Challenge: Omit the pictures and output exactly the lines from the start of the entries through the line containing "import matplotlib.pyplot as plt".

Code that draws figures:
-- -- --

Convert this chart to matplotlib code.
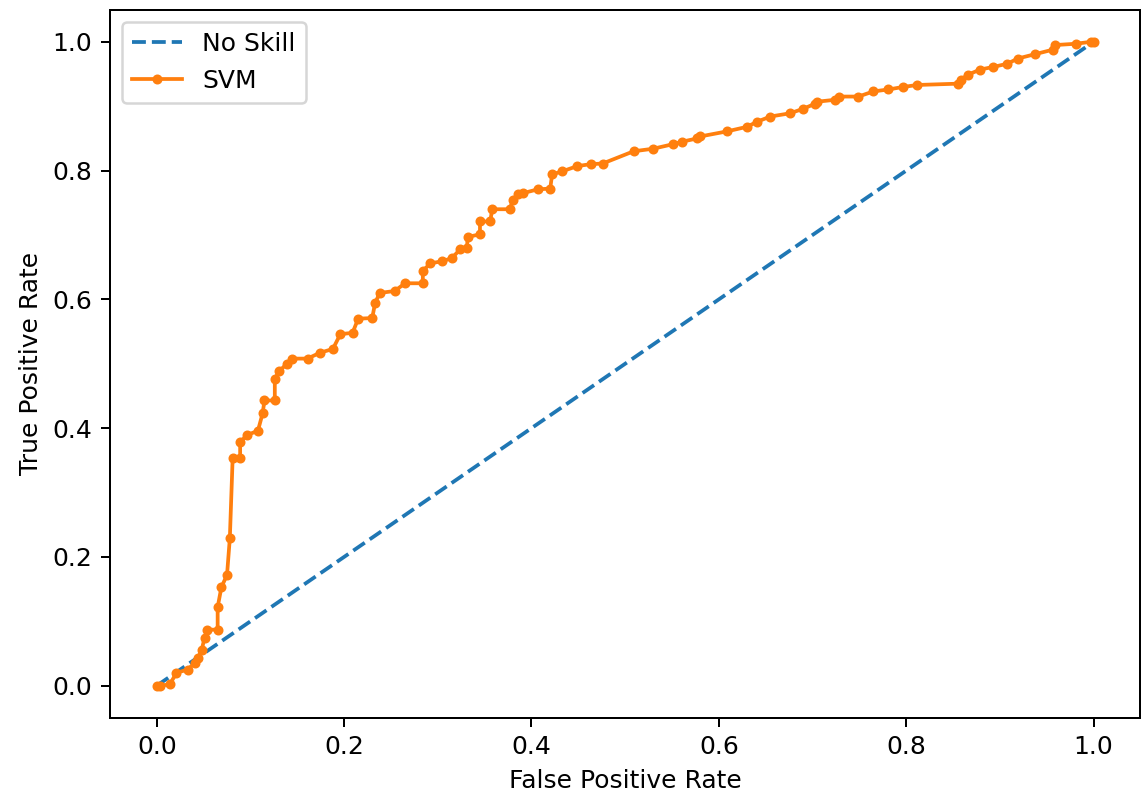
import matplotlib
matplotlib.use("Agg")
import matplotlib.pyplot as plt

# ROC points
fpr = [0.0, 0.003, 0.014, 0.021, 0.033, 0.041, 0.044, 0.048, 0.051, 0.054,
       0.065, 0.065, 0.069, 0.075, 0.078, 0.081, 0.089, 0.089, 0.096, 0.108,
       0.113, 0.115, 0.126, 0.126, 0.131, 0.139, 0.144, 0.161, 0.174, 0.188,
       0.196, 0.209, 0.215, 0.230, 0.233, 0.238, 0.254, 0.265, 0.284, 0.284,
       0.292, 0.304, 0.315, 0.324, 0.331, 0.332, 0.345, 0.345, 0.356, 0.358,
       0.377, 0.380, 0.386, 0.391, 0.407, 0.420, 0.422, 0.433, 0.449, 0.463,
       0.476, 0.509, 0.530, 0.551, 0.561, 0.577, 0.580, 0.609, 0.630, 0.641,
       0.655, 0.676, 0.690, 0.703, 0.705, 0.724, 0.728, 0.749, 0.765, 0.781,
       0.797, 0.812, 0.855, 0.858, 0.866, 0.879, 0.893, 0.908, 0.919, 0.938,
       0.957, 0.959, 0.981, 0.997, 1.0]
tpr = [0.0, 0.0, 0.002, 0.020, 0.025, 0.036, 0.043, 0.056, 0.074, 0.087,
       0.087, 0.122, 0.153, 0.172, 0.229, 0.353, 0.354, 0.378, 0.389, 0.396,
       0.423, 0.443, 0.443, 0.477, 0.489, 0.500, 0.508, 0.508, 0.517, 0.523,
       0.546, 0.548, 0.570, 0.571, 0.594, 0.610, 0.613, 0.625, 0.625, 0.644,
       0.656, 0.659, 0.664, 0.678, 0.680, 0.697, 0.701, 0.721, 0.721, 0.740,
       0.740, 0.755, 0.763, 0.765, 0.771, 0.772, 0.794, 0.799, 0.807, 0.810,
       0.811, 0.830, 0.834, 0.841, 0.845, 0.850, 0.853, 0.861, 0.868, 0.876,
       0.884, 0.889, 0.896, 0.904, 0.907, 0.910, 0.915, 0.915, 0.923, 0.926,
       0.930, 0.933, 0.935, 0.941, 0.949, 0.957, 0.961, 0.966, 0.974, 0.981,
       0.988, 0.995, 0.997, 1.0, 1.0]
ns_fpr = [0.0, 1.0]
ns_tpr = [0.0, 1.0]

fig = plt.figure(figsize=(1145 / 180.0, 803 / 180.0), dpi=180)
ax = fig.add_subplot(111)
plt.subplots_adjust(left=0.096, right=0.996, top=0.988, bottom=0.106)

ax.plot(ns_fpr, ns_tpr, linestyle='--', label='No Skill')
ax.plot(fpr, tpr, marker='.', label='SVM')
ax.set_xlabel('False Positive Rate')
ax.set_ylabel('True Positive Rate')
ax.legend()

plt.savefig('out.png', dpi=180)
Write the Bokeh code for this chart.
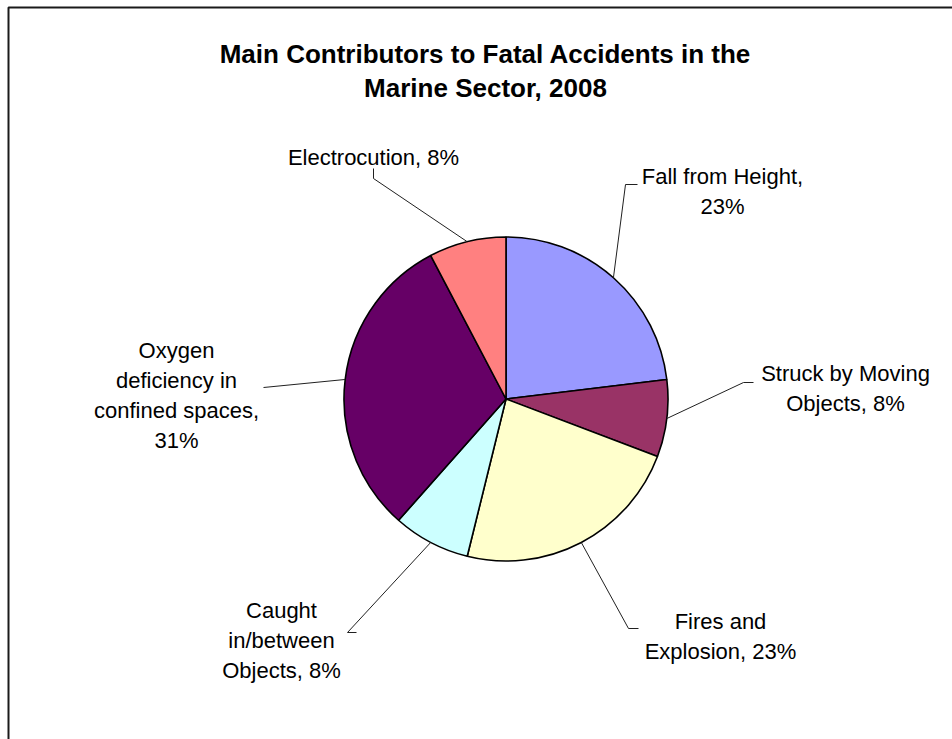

-- -- --

The response:
Convert this chart to matplotlib code.
import matplotlib
matplotlib.use("Agg")
import matplotlib.pyplot as plt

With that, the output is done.